Insights

Building Value: Cost Segregation

Cost Segregation is a commonly used strategic tax planning tool that allows companies and individuals who have constructed, purchased, expanded, or remodeled any kind of real estate to increase after-tax cash flow by accelerating depreciation deductions and deferring federal and state income taxes.

What is a Cost Segregation Study & How Does it Work?

When a property is purchased, not only does it include a building structure, but it also includes all of its interior and exterior components. On average, 20% to 40% of those components fall into tax categories that can be written off much more quickly than the building structure itself. A Cost Segregation Study dissects the construction cost or purchase price of the property that would otherwise be depreciated over 27 ½ or 39 years. The primary goal of a Cost Segregation Study is to identify all property-related costs that can be depreciated over 5, 7 and 15 years. For example, certain electrical outlets that are dedicated to equipment such as appliances or computers can be depreciated over 5 years.

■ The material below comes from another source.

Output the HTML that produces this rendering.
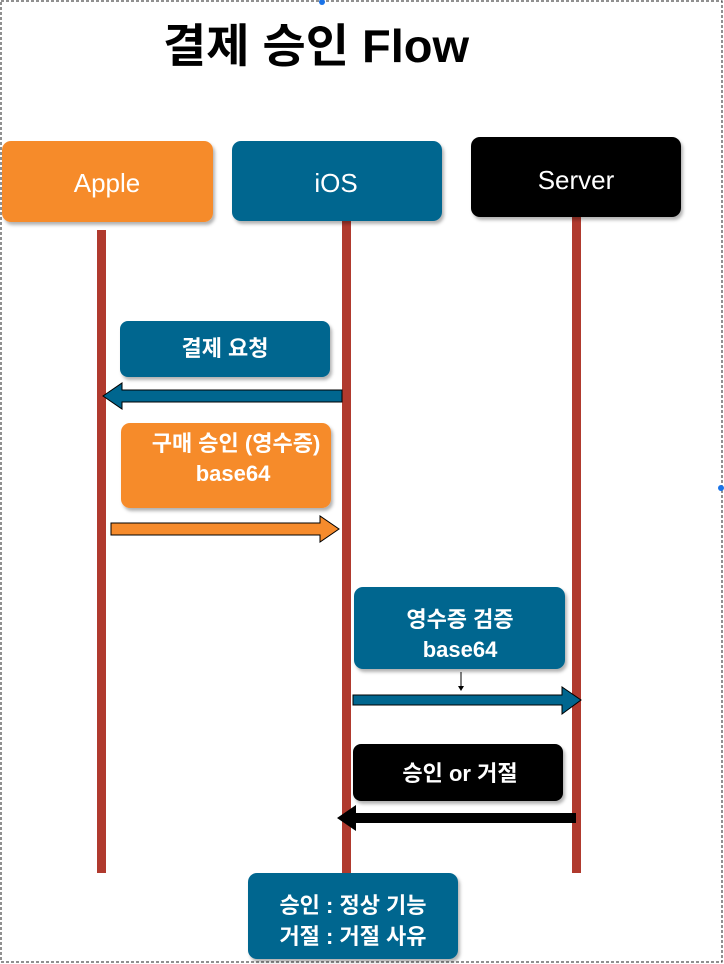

By segregating out these assets, owners can depreciate certain components of the property more quickly which can create lower taxable income and possibly even losses in the first few years of owning a property.

MacKenzie Lessons Learned:

  • Evaluate the upfront cost of the Cost Segregation Study with the overall investment plan for a property. There will be an upfront cost to perform the study. If you are planning on selling the property in a few years, there will likely be recapture of some of the tax deferral, so the cost of the study may not be a worthwhile expenditure. On the other hand, if you plan to own the asset for a longer period of time, the Net Present Value of the tax shelter will likely justify the upfront cost.
  • Make sure to properly account for the assets. Your property accountants should be able to input the findings of the study into a software program that allows you to take maximum depreciation of the different components over the life of your investment. Careful attention to the proper initial set-up and diligent tracking of the asset depreciation schedules will pay dividends over the ownership of a property.
  • Continue to segregate building components as you make improvements. All buildings will continue to have improvements made to them in the form of Tenant Improvement or other capital improvements such as a roof replacement over the life of the property. These improvements may be depreciable at vary rates allowing the owners to receive ongoing benefits by helping to offset income.
  • There are additional benefits of a cost segregation study.  Because of the detailed nature of the study, when building systems fail (i.e., the elevators or the roof) or portions of the building are demoed and upgraded, assets are easily identified so that any remaining depreciable value may be written off and replaced.

Real estate is a great investment for many reasons, but the ability to shelter income through proper tax planning and accounting can be particularly beneficial when weighed against other investments. Make sure your property management team and tax accountants are in sync so that you can receive the maximum benefits.

This document is for informational purposes only and should not be construed as tax advice.  Readers should consult their tax advisors before administering any tax planning.